On Friday evening, a Beijing judge was killed inside her home by two gunmen. The assailants later led police on a three-hour chase before committing suicide.
According to Sina, one of the two men involved was dissatisfied with the ruling in his divorce settlement case. He had attacked three other people earlier in the night, beating and killing the husband of his ex-wife.
The man and an accomplice then broke into the home of 39-year-old Judge Ma Caiyun, who served in a tribunal of the Changping District Court, with a homemade gun to take their revenge. Ma’s husband was also injured in the attack.

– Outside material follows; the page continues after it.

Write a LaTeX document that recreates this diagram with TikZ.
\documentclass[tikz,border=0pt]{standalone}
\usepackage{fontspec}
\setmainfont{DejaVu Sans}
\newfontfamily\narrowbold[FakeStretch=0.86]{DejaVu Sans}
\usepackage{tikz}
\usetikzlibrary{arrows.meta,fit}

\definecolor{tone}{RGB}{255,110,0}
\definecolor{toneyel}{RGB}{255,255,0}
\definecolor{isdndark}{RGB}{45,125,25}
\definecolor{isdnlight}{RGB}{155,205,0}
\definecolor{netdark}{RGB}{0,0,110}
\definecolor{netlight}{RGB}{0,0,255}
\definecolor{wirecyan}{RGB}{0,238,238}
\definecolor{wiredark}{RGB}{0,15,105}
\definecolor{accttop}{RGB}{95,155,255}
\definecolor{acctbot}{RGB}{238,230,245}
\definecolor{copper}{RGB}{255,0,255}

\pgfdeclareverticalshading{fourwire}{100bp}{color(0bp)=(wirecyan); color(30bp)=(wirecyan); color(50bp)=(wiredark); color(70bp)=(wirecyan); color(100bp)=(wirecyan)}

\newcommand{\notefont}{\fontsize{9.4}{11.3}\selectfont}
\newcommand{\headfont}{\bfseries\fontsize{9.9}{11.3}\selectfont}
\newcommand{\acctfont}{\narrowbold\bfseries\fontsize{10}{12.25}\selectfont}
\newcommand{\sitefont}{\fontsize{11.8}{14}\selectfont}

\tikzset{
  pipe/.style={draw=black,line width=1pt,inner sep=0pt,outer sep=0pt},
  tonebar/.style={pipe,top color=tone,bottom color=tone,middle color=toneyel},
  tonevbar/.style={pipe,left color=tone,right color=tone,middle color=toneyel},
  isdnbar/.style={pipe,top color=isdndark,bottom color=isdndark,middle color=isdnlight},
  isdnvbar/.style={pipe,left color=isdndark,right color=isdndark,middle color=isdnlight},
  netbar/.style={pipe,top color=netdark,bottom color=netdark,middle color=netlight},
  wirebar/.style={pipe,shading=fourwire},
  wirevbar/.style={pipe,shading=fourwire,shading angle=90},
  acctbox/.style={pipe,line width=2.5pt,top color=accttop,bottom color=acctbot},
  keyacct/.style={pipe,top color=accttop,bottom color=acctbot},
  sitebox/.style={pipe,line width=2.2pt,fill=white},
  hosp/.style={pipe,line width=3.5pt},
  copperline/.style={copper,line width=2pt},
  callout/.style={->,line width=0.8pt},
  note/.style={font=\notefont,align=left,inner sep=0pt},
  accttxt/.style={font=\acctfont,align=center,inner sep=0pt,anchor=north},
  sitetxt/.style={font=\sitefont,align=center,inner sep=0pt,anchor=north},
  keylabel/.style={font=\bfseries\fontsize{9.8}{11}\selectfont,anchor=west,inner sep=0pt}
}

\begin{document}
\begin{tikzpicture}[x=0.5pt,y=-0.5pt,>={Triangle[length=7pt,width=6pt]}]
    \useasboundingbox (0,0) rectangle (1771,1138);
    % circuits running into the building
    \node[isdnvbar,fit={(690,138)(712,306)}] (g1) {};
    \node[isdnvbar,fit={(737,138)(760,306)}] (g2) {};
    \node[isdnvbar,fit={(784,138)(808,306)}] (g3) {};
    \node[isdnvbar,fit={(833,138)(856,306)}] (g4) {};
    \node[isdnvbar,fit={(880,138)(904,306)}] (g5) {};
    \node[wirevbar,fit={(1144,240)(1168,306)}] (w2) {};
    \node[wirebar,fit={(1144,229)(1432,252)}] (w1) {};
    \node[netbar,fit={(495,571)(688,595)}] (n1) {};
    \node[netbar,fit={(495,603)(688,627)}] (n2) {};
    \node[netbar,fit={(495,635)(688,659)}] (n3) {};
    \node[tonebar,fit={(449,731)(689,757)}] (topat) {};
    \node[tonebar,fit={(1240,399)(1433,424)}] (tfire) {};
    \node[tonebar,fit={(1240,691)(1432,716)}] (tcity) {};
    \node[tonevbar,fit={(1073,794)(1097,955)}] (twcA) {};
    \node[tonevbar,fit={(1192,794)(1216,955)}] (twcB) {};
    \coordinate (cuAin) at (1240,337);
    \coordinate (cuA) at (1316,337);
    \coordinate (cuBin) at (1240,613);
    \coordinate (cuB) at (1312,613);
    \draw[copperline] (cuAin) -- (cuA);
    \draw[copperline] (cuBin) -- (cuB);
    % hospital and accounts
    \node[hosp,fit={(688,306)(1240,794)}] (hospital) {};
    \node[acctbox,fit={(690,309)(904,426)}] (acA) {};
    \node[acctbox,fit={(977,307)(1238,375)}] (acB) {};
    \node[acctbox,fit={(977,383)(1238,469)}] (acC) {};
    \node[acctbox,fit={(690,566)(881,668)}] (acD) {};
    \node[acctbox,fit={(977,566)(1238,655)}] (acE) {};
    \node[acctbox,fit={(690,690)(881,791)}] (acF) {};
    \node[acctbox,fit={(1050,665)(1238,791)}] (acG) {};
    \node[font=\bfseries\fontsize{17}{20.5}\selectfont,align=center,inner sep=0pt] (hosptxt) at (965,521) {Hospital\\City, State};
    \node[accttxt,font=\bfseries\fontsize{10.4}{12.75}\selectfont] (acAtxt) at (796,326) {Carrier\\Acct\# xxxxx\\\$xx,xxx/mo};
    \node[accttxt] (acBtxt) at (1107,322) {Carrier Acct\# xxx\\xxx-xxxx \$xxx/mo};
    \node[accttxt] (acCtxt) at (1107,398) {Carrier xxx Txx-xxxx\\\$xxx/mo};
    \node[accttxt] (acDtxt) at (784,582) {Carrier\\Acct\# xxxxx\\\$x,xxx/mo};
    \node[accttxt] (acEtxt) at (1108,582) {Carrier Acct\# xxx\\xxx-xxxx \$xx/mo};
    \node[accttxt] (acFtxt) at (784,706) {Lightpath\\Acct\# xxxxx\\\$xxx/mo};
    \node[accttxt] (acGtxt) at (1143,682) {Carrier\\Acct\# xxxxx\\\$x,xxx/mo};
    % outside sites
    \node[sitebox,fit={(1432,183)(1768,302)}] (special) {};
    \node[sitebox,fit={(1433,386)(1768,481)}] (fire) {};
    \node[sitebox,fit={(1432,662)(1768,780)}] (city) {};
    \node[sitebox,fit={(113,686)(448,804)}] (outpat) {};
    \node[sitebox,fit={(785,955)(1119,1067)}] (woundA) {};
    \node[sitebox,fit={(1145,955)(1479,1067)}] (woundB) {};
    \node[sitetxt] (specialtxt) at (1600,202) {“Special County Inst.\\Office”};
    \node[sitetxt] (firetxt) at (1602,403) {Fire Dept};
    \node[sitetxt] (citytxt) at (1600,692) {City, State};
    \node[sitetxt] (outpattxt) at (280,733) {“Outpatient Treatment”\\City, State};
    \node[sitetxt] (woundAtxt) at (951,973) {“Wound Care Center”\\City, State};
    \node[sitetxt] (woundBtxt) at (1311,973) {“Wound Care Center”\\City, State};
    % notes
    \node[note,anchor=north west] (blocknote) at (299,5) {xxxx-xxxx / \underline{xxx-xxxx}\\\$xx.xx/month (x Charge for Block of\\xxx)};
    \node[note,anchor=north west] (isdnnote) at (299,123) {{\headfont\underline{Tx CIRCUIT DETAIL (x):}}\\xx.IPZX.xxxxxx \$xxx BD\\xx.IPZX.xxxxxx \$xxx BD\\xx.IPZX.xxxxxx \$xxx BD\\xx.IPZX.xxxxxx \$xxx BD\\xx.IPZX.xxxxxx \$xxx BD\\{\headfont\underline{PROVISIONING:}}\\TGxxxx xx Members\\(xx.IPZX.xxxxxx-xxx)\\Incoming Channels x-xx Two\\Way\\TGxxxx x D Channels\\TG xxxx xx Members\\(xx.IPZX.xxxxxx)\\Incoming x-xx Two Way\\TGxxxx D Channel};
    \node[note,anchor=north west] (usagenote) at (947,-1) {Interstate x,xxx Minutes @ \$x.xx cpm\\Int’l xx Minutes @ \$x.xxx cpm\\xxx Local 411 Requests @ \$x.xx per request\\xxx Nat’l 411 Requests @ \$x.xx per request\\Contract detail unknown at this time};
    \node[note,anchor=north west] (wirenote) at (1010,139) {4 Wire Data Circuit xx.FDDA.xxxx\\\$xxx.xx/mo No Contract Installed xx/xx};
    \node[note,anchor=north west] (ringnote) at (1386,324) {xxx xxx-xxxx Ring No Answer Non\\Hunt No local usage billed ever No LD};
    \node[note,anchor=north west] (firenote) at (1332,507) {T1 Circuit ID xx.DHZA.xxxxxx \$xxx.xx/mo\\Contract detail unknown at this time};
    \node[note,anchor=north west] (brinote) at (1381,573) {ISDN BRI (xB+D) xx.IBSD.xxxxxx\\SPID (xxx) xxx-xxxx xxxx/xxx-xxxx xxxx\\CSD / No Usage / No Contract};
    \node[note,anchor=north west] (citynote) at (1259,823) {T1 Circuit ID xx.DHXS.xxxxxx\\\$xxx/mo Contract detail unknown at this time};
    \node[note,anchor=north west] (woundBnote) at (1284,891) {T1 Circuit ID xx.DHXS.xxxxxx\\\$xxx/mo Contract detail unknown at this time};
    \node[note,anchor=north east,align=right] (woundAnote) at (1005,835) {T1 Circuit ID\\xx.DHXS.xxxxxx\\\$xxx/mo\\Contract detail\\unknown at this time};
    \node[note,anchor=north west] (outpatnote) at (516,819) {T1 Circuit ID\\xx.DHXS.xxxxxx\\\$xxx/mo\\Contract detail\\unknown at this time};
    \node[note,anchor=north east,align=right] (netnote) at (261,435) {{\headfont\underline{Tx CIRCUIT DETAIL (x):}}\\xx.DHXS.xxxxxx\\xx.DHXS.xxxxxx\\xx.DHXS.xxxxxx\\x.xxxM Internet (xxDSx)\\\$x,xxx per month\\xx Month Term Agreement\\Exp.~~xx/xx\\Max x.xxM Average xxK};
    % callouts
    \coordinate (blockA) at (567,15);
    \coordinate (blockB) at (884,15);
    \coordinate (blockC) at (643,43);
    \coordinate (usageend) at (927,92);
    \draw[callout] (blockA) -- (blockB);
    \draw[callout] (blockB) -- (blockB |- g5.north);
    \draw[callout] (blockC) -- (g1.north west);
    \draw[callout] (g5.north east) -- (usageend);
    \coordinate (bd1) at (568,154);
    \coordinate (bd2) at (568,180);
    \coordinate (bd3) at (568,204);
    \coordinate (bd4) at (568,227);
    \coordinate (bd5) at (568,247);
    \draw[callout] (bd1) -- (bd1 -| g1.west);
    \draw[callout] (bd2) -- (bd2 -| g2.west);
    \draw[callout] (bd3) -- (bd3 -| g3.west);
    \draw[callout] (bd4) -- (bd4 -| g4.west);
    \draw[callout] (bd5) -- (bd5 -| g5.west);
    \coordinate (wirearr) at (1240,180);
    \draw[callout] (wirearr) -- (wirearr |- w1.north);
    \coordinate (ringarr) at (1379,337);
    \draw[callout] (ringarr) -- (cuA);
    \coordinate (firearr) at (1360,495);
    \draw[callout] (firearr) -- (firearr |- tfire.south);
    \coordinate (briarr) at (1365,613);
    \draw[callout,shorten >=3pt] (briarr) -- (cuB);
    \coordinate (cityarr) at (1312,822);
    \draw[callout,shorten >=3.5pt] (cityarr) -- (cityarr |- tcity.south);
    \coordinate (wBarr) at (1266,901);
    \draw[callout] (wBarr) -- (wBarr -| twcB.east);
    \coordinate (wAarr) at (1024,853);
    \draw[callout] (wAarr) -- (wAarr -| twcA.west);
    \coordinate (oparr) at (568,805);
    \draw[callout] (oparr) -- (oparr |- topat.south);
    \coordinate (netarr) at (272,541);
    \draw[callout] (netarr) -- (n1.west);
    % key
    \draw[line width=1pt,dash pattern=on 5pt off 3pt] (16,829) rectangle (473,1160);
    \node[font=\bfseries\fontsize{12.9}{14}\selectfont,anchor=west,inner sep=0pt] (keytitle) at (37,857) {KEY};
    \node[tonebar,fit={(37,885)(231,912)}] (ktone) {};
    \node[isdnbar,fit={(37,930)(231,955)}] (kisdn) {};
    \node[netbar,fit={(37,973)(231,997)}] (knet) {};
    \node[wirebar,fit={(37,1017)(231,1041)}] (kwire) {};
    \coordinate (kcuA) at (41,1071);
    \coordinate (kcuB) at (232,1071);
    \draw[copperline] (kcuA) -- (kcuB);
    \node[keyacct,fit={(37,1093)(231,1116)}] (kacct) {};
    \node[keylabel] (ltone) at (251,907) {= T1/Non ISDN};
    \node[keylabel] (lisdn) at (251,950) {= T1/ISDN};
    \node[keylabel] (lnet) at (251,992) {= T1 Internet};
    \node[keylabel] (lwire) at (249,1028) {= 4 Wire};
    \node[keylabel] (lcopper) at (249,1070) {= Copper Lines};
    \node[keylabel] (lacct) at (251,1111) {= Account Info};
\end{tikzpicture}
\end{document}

Immediately after reports of the killing aired, Chinese judges and lawyers flocked to social media to mourn the death of their colleague and worry about the future of their profession. Initially, many of these postings were harmonized by Chinese censors. Supreme People’s Court Monitor reports that one WeChat post on the killing was viewed nearly half a million times in just four hours before being taken down.
By Sunday, censors had largely stopped deleting posts, allowing legal professionals to voice their horror at the growing dangers of their occupation, and what it means for Chinese society.
In recent years, judges, like doctors, have increasingly been targeted for vicious attacks by upset parties. The Wall Street Journal translates one post by a lawyer that became popular on WeChat:
In China, of the three most respected professions in the West, two have already been ruined. In a normal society, three kinds of people can’t be toppled: judges, lawyers and doctors. One protects society’s bottom line, the other guards social justice, the other protects life. In China, judges and doctors have already become high-risk professions.
In response to this latest tragedy, the Supreme People’s Court promised new protections for judges and their families during a mournful black tie proceeding on Sunday.